First, filter low-quality reads. For PacBio HiFi, reads with more than 0.5% error rate are degraded and should go. Entropy-masking, in prokaryotes, will eliminate low-complexity sequencing artifacts that could otherwise show up as high-order peaks and bloat the estimate:

bbduk.sh in=reads.fq.gz out=filtered.fq.gz maq=23 entropymask minentropy=0.82

Then run k-mer counting with peak analysis:

kmercountexact.sh in=filtered.fq.gz peaks=peaks.txt -Xmx16g minprob=0.75

The output file contains, among other things:

#error_kmers        8588841
#genomic_kmers      5666151
#main_peak          139
#genome_size_in_peaks   5790811
#genome_size            5837986
#fold_coverage      139

What these numbers mean

error_kmers are the k-mers appearing at very low frequency, before the first real peak - sequencing errors producing unique k-mers that don’t represent real genomic sequence.

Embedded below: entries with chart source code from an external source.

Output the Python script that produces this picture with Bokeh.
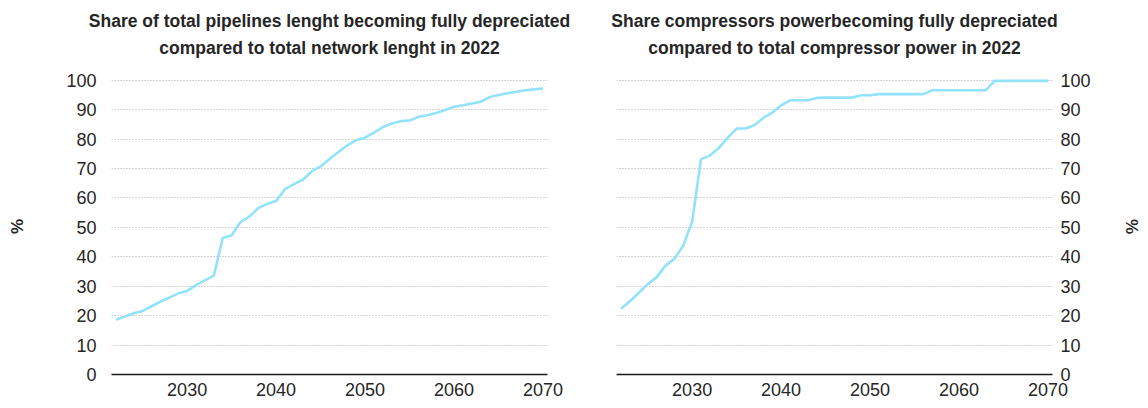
from bokeh.plotting import figure
from bokeh.layouts import row, column
from bokeh.models import Title, FixedTicker, Range1d, ColumnDataSource, Spacer
from bokeh.embed import file_html
from bokeh.resources import INLINE

# ---------------- data ----------------
years = list(range(2022, 2071))

pipelines_share = [
    18.6, 19.7, 20.8, 21.6, 23.2, 24.8, 26.1, 27.6, 28.4, 30.4,
    32.0, 33.6, 46.4, 47.3, 51.8, 53.7, 56.6, 58.0, 59.0, 63.0,
    64.7, 66.2, 69.0, 70.7, 73.2, 75.6, 77.9, 79.6, 80.5, 82.2,
    84.1, 85.3, 86.1, 86.3, 87.6, 88.1, 88.9, 89.9, 91.0, 91.5,
    92.1, 92.7, 94.3, 95.0, 95.6, 96.1, 96.6, 96.9, 97.2,
]

compressors_share = [
    22.3, 24.9, 27.7, 30.7, 33.0, 37.0, 39.3, 43.8, 51.9, 73.2,
    74.4, 77.0, 80.4, 83.6, 83.6, 84.7, 87.2, 89.0, 91.5, 93.2,
    93.2, 93.2, 94.0, 94.1, 94.1, 94.1, 94.1, 94.9, 94.9, 95.3,
    95.3, 95.3, 95.3, 95.3, 95.3, 96.6, 96.6, 96.6, 96.6, 96.6,
    96.6, 96.6, 99.8, 99.8, 99.8, 99.8, 99.8, 99.8, 99.8,
]

x_ticks = [2030, 2040, 2050, 2060, 2070]
y_ticks = [0, 10, 20, 30, 40, 50, 60, 70, 80, 90, 100]

title_left = ["Share of total pipelines lenght becoming fully depreciated",
              "compared to total network lenght in 2022"]
title_right = ["Share compressors powerbecoming fully depreciated",
               "compared to total compressor power in 2022"]
y_label = "%"

# ---------------- style ----------------
FONT = "Liberation Sans"
LINE_COLOR = "#93E2FC"
TEXT_COLOR = "#262626"
GRID_COLOR = "#A6A6A6"


def make_panel(values, titles, side, border_left, border_right,
               tick_standoff, label_standoff):
    p = figure(
        frame_width=436, frame_height=296,
        x_range=Range1d(2021.5, 2070.5), y_range=Range1d(0, 100.6),
        y_axis_location=side,
        output_backend="svg", toolbar_location=None,
        min_border_left=border_left, min_border_right=border_right,
        min_border_top=0, min_border_bottom=0,
    )
    p.outline_line_color = None
    p.background_fill_color = "white"
    p.border_fill_color = "white"

    src = ColumnDataSource(dict(year=years, value=values))
    p.line("year", "value", source=src, line_color=LINE_COLOR, line_width=2.6,
           line_join="round")

    # grid
    p.xgrid.grid_line_color = None
    p.ygrid.ticker = FixedTicker(ticks=y_ticks)
    p.ygrid.grid_line_color = GRID_COLOR
    p.ygrid.grid_line_dash = "1 2"
    p.ygrid.grid_line_width = 1

    # x axis
    xa = p.xaxis[0]
    xa.ticker = FixedTicker(ticks=x_ticks)
    xa.axis_line_color = "#1A1A1A"
    xa.axis_line_width = 1.6
    xa.major_tick_line_color = None
    xa.minor_tick_line_color = None
    xa.major_label_text_font = FONT
    xa.major_label_text_font_size = "18px"
    xa.major_label_text_color = TEXT_COLOR
    xa.major_label_standoff = 2

    # y axis
    ya = p.yaxis[0]
    ya.ticker = FixedTicker(ticks=y_ticks)
    ya.axis_line_color = None
    ya.major_tick_line_color = None
    ya.minor_tick_line_color = None
    ya.major_label_text_font = FONT
    ya.major_label_text_font_size = "18px"
    ya.major_label_text_color = TEXT_COLOR
    ya.major_label_standoff = tick_standoff
    ya.axis_label = y_label
    ya.axis_label_text_font = FONT
    ya.axis_label_text_font_size = "17px"
    ya.axis_label_text_font_style = "bold"
    ya.axis_label_text_color = TEXT_COLOR
    ya.axis_label_standoff = label_standoff

    # panels above the frame, from the frame outward:
    # an empty spacer, then title line 2, then title line 1
    p.add_layout(Title(text=" ", text_font=FONT, text_font_size="10px",
                       standoff=5), "above")
    p.add_layout(Title(text=titles[1], align="center", text_font=FONT,
                       text_font_size="17.5px", text_font_style="bold",
                       text_color=TEXT_COLOR, standoff=5), "above")
    p.add_layout(Title(text=titles[0], align="center", text_font=FONT,
                       text_font_size="17.5px", text_font_style="bold",
                       text_color=TEXT_COLOR, standoff=5), "above")
    return p


p_left = make_panel(pipelines_share, title_left, "left", 0, 28, 9, 36)
p_right = make_panel(compressors_share, title_right, "right", 41, 0, 2, 28)

layout = column(Spacer(height=6), row(Spacer(width=5), p_left, p_right))
open("out.html", "w").write(file_html(layout, INLINE))
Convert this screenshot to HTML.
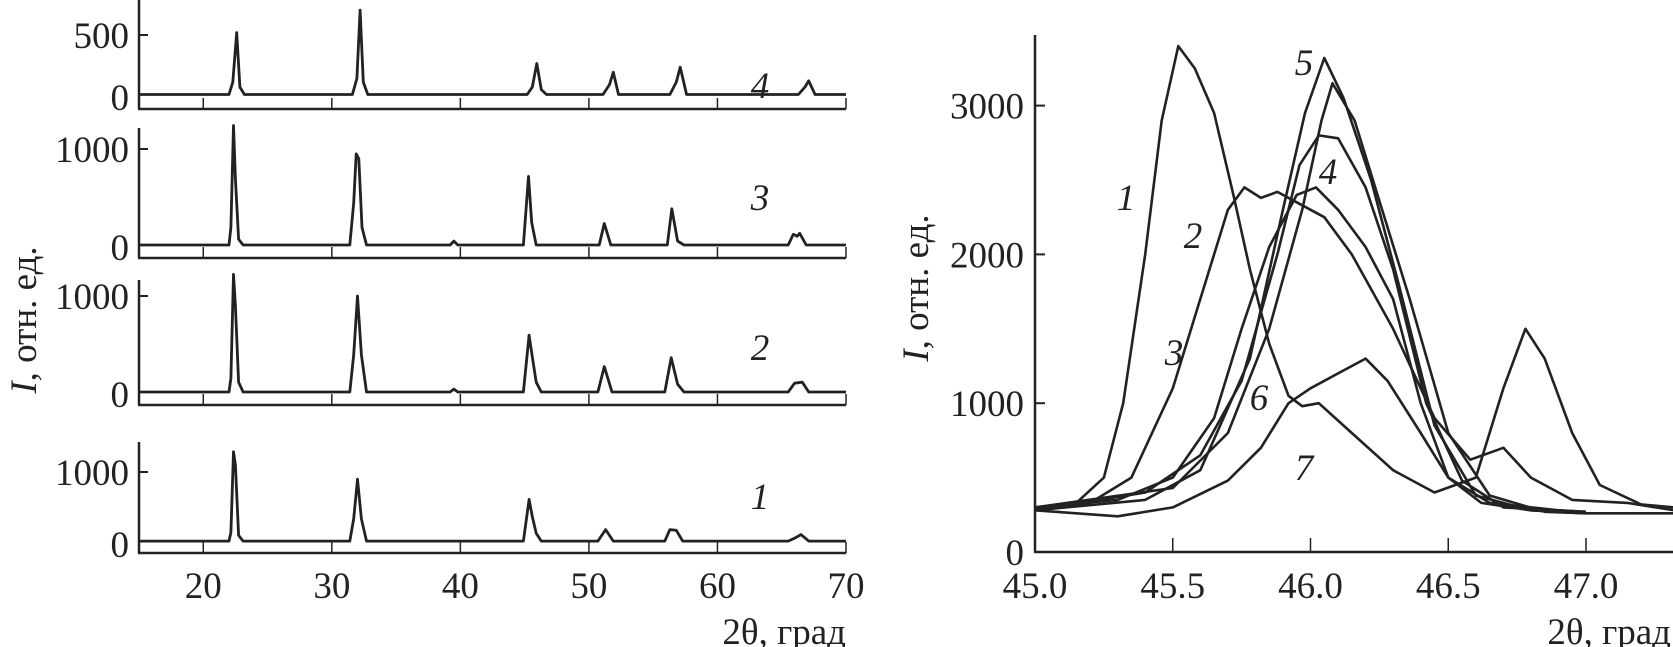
<!DOCTYPE html>
<html><head><meta charset="utf-8"><style>
html,body{margin:0;padding:0;background:#fff;}
svg{display:block;font-family:"Liberation Serif",serif;}
</style></head><body>
<svg id="c" width="1673" height="647" viewBox="0 0 1673 647" xmlns="http://www.w3.org/2000/svg"></svg>
<script>
// ---------- Left chart data (2θ, intensity) ----------
const leftXTicks = [20, 30, 40, 50, 60, 70];
const panel1 = [[15,40],[22,40],[22.15,160],[22.35,1280],[22.5,1100],[22.75,120],[23.1,40],[31.4,40],[31.7,350],[32.0,900],[32.3,350],[32.7,40],[44.9,40],[45.35,620],[45.6,380],[45.9,150],[46.3,40],[50.7,40],[51.3,200],[51.9,40],[55.9,40],[56.3,200],[56.8,190],[57.3,40],[65.5,40],[66.0,80],[66.5,130],[67.1,40],[70,40]];
const panel2 = [[15,20],[22,20],[22.15,160],[22.35,1220],[22.5,900],[22.75,120],[23.1,20],[31.4,20],[31.7,400],[32.0,1000],[32.3,400],[32.7,20],[39.2,20],[39.5,50],[39.8,20],[44.9,20],[45.35,600],[45.6,380],[45.9,120],[46.3,20],[50.7,20],[51.2,280],[51.8,20],[55.9,20],[56.4,370],[56.9,100],[57.4,20],[65.5,20],[66.0,110],[66.6,120],[67.1,20],[70,20]];
const panel3 = [[15,20],[22,20],[22.15,200],[22.35,1240],[22.5,700],[22.75,80],[23.1,20],[31.4,20],[31.7,450],[31.9,950],[32.1,900],[32.35,200],[32.7,20],[39.2,20],[39.5,60],[39.8,20],[44.9,20],[45.3,720],[45.55,250],[45.9,20],[50.8,20],[51.2,240],[51.7,20],[56.1,20],[56.45,390],[56.9,60],[57.4,20],[65.5,20],[65.9,130],[66.2,110],[66.4,140],[66.9,20],[70,20]];
const panel4 = [[15,20],[22,20],[22.3,120],[22.6,520],[22.85,80],[23.2,20],[31.6,20],[31.95,150],[32.2,700],[32.45,120],[32.8,20],[45.2,20],[45.6,80],[45.95,270],[46.3,60],[46.7,20],[51.1,20],[51.6,100],[51.9,200],[52.3,20],[56.3,20],[56.8,120],[57.1,240],[57.6,20],[66.3,20],[66.8,80],[67.1,130],[67.6,20],[70,20]];
const leftPanels = [panel4, panel3, panel2, panel1];
const leftPanelLabels = ["4","3","2","1"];
const leftYTicks = [[0,500],[0,1000],[0,1000],[0,1000]];

// ---------- Right chart data (2θ, intensity) ----------
const rightXTicks = [45.0, 45.5, 46.0, 46.5, 47.0];
const rightYTicks = [0, 1000, 2000, 3000];
const curve1 = [[45.0,300],[45.15,330],[45.25,500],[45.32,1000],[45.4,2000],[45.46,2900],[45.52,3400],[45.58,3250],[45.65,2950],[45.72,2400],[45.78,1900],[45.85,1400],[45.92,1050],[45.97,980],[46.03,1000],[46.15,800],[46.3,550],[46.45,400],[46.6,500],[46.7,1100],[46.78,1500],[46.85,1300],[46.95,800],[47.05,450],[47.2,320],[47.32,300]];
const curve2 = [[45.0,300],[45.2,330],[45.35,500],[45.5,1100],[45.6,1700],[45.7,2300],[45.76,2450],[45.82,2380],[45.88,2420],[45.95,2350],[46.05,2250],[46.15,2000],[46.3,1500],[46.45,900],[46.58,620],[46.7,700],[46.8,500],[46.95,350],[47.15,330],[47.32,280]];
const curve3 = [[45.0,300],[45.3,350],[45.5,500],[45.65,900],[45.75,1500],[45.85,2050],[45.95,2400],[46.02,2450],[46.1,2300],[46.2,2050],[46.3,1700],[46.4,1000],[46.5,500],[46.65,330],[46.9,280],[47.0,270]];
const curve4 = [[45.0,280],[45.4,400],[45.6,650],[45.75,1150],[45.88,2000],[45.96,2600],[46.03,2800],[46.1,2780],[46.2,2450],[46.3,1900],[46.42,1000],[46.55,480],[46.7,300],[47.0,270]];
const curve5 = [[45.0,280],[45.4,350],[45.6,550],[45.78,1300],[45.9,2300],[45.98,2950],[46.05,3320],[46.12,3050],[46.22,2500],[46.32,1800],[46.45,850],[46.6,380],[46.8,280],[47.0,260]];
const curve6 = [[45.0,300],[45.5,430],[45.7,800],[45.85,1500],[45.97,2300],[46.04,2900],[46.08,3150],[46.16,2900],[46.26,2300],[46.36,1700],[46.5,800],[46.65,380],[46.85,270],[47.0,260]];
const curve7 = [[45.0,280],[45.3,240],[45.5,300],[45.7,480],[45.82,700],[45.92,1000],[46.0,1100],[46.1,1200],[46.2,1300],[46.28,1150],[46.4,800],[46.5,500],[46.62,330],[46.8,280],[47.0,260],[47.32,260]];
const rightCurves = [curve1, curve2, curve3, curve4, curve5, curve6, curve7];

const NS = "http://www.w3.org/2000/svg";
const svg = document.getElementById("c");
const FS = 37;
function mk(tag, attrs, parent) {
  const e = document.createElementNS(NS, tag);
  for (const k in attrs) e.setAttribute(k, attrs[k]);
  (parent || svg).appendChild(e);
  return e;
}

// ---------- Left chart ----------
const LX0 = 139, LX1 = 846, Lxmin = 15, Lxmax = 70;
const lx = v => LX0 + (v - Lxmin) / (Lxmax - Lxmin) * (LX1 - LX0);
const panelGeom = [
  {base:109, zero:97, pxPer:0.124, top:0},
  {base:258, zero:247, pxPer:0.098, top:128},
  {base:405, zero:394, pxPer:0.098, top:280},
  {base:553, zero:544, pxPer:0.072, top:442}
];
const labelY = [85, 197, 347, 496];
leftPanels.forEach((pts, i) => {
  const g = mk("g", {});
  
  
  const pg = panelGeom[i];
  const ly = v => pg.zero - v * pg.pxPer;
  const ya = mk("line", {x1:LX0, y1:pg.top, x2:LX0, y2:pg.base, stroke:"#222", "stroke-width":2.5}, g);
  
  
  const xa = mk("line", {x1:LX0-1, y1:pg.base, x2:LX1, y2:pg.base, stroke:"#222", "stroke-width":2.5}, g);
  
  
  leftXTicks.forEach(t => {
    const tk = mk("line", {x1:lx(t), y1:pg.base, x2:lx(t), y2:pg.base-11, stroke:"#222", "stroke-width":1.5}, g);
    
    
  });
  leftYTicks[i].forEach(t => {
    const y = ly(t);
    if (t > 0) {
      const tk = mk("line", {x1:LX0, y1:y, x2:LX0+9, y2:y, stroke:"#222", "stroke-width":2}, g);
      
      
    }
    const tx = mk("text", {x:129, y:y+13, "text-anchor":"end", "font-size":FS, fill:"#222"}, g);
    tx.textContent = t;
    
    
  });
  const d = pts.map((p, j) => (j ? "L" : "M") + lx(p[0]).toFixed(1) + "," + ly(p[1]).toFixed(1)).join("");
  const path = mk("path", {d, fill:"none", stroke:"#222", "stroke-width":2.8, "stroke-linejoin":"round"}, g);
  
  
  const lab = mk("text", {x:760, y:labelY[i]+13, "text-anchor":"middle", "font-size":FS, "font-style":"italic", fill:"#222"}, g);
  lab.textContent = leftPanelLabels[i];
  
  
});
leftXTicks.forEach(t => {
  const tx = mk("text", {x:lx(t), y:598, "text-anchor":"middle", "font-size":FS, fill:"#222"});
  tx.textContent = t;
  
  
});
const lxTitle = mk("text", {x:846, y:644, "text-anchor":"end", "font-size":FS, fill:"#222"});
lxTitle.textContent = "2θ, град";


const lyTitle = mk("text", {x:0, y:0, "text-anchor":"middle", "font-size":FS, fill:"#222", transform:"translate(36,320) rotate(-90)"});
lyTitle.innerHTML = '<tspan font-style="italic">I</tspan>, отн. ед.';



// ---------- Right chart ----------
const RX0 = 1035, Rxmin = 45.0, RpxPerUnit = 275.5;
const rx = v => RX0 + (v - Rxmin) * RpxPerUnit;
const RY0 = 552, RpxPer = 0.1488;
const ry = v => RY0 - v * RpxPer;
const rg = mk("g", {});


const rya = mk("line", {x1:RX0, y1:35, x2:RX0, y2:RY0, stroke:"#222", "stroke-width":2.5}, rg);


const rxa = mk("line", {x1:RX0-1, y1:RY0, x2:1673, y2:RY0, stroke:"#222", "stroke-width":2.5}, rg);


rightXTicks.forEach(t => {
  if (t > Rxmin) {
    const tk = mk("line", {x1:rx(t), y1:RY0, x2:rx(t), y2:RY0-14, stroke:"#222", "stroke-width":1.5}, rg);
    
    
  }
  const tx = mk("text", {x:rx(t), y:598, "text-anchor":"middle", "font-size":FS, fill:"#222"}, rg);
  tx.textContent = t.toFixed(1);
  
  
});
rightYTicks.forEach(t => {
  if (t > 0) {
    const tk = mk("line", {x1:RX0, y1:ry(t), x2:RX0+10, y2:ry(t), stroke:"#222", "stroke-width":2}, rg);
    
    
  }
  const tx = mk("text", {x:1024, y:ry(t)+13, "text-anchor":"end", "font-size":FS, fill:"#222"}, rg);
  tx.textContent = t;
  
  
});
rightCurves.forEach((pts, i) => {
  const d = pts.map((p, j) => (j ? "L" : "M") + rx(p[0]).toFixed(1) + "," + ry(p[1]).toFixed(1)).join("");
  const path = mk("path", {d, fill:"none", stroke:"#222", "stroke-width":2.6, "stroke-linejoin":"round"}, rg);
  
  
});
const rLabels = [["1",1126,197],["2",1193,235],["3",1174,352],["4",1328,171],["5",1304,62],["6",1259,397],["7",1304,467]];
rLabels.forEach(l => {
  const t = mk("text", {x:l[1], y:l[2]+13, "text-anchor":"middle", "font-size":FS, "font-style":"italic", fill:"#222"}, rg);
  t.textContent = l[0];
  
  
});
const rxTitle = mk("text", {x:1671, y:644, "text-anchor":"end", "font-size":FS, fill:"#222"}, rg);
rxTitle.textContent = "2θ, град";


const ryTitle = mk("text", {x:0, y:0, "text-anchor":"middle", "font-size":FS, fill:"#222", transform:"translate(928,288) rotate(-90)"}, rg);
ryTitle.innerHTML = '<tspan font-style="italic">I</tspan>, отн. ед.';


</script>
</body></html>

genomic_kmers is everything else: k-mers that appear at depths consistent with real genome coverage.

main_peak is the coverage depth at the tallest peak - in this case, 139×.

genome_size_in_peaks and genome_size are two estimates that bracket the true genome size. The first sums peak volumes times their inferred copy numbers, only counting k-mers at the peaks themselves. The second integrates the entire histogram from the first peak onward, assigning copy numbers to every frequency bin including the valleys between peaks and beyond the highest peak. The first slightly underestimates; the second slightly overestimates. The best estimate of genome size falls between them.

Using this to evaluate an assembly

Once you have the bounds, compare them to your assembly. Sum the lengths of your high-depth contigs. If that sum falls inside [genome_size_in_peaks, genome_size], those contigs explain the complete genome. Any remaining low-depth contigs aren’t needed to account for the observed sequence.

In a case from today: two high-depth contigs summed to 5,796,338 bp. The bounds were 5,790,811 and 5,837,986. The sum sits inside the interval. The genome is those two contigs. All remaining low-depth contigs are likely artifacts or contamination.

This is more principled than a depth threshold because it’s derived from the reads independently of the assembly. A depth threshold’s definition of “suspicious” shifts based on what’s in the assembly; these bounds don’t.

Practical notes

bbnorm.sh and khist.sh can also generate k-mer histograms using Bloom filters instead of exact counting. Bloom filters use less memory and never run out, at the cost of some imprecision - useful when the dataset is too large to count exactly. For most bacterial genomes at typical HiFi coverage, kmercountexact fits comfortably in 16GB.

The minprob=0.75 flag in the second command filters k-mers below a probability-of-correctness threshold, reducing the influence of low-quality k-mers on the histogram shape. This matters when reads aren’t uniformly high quality, and complements read quality-filtering.

For diploid or polyploid genomes, the histogram shows multiple peaks at integer ratios, and the tool will attempt to estimate ploidy automatically. The ploidy parameter lets you specify it directly if you know it.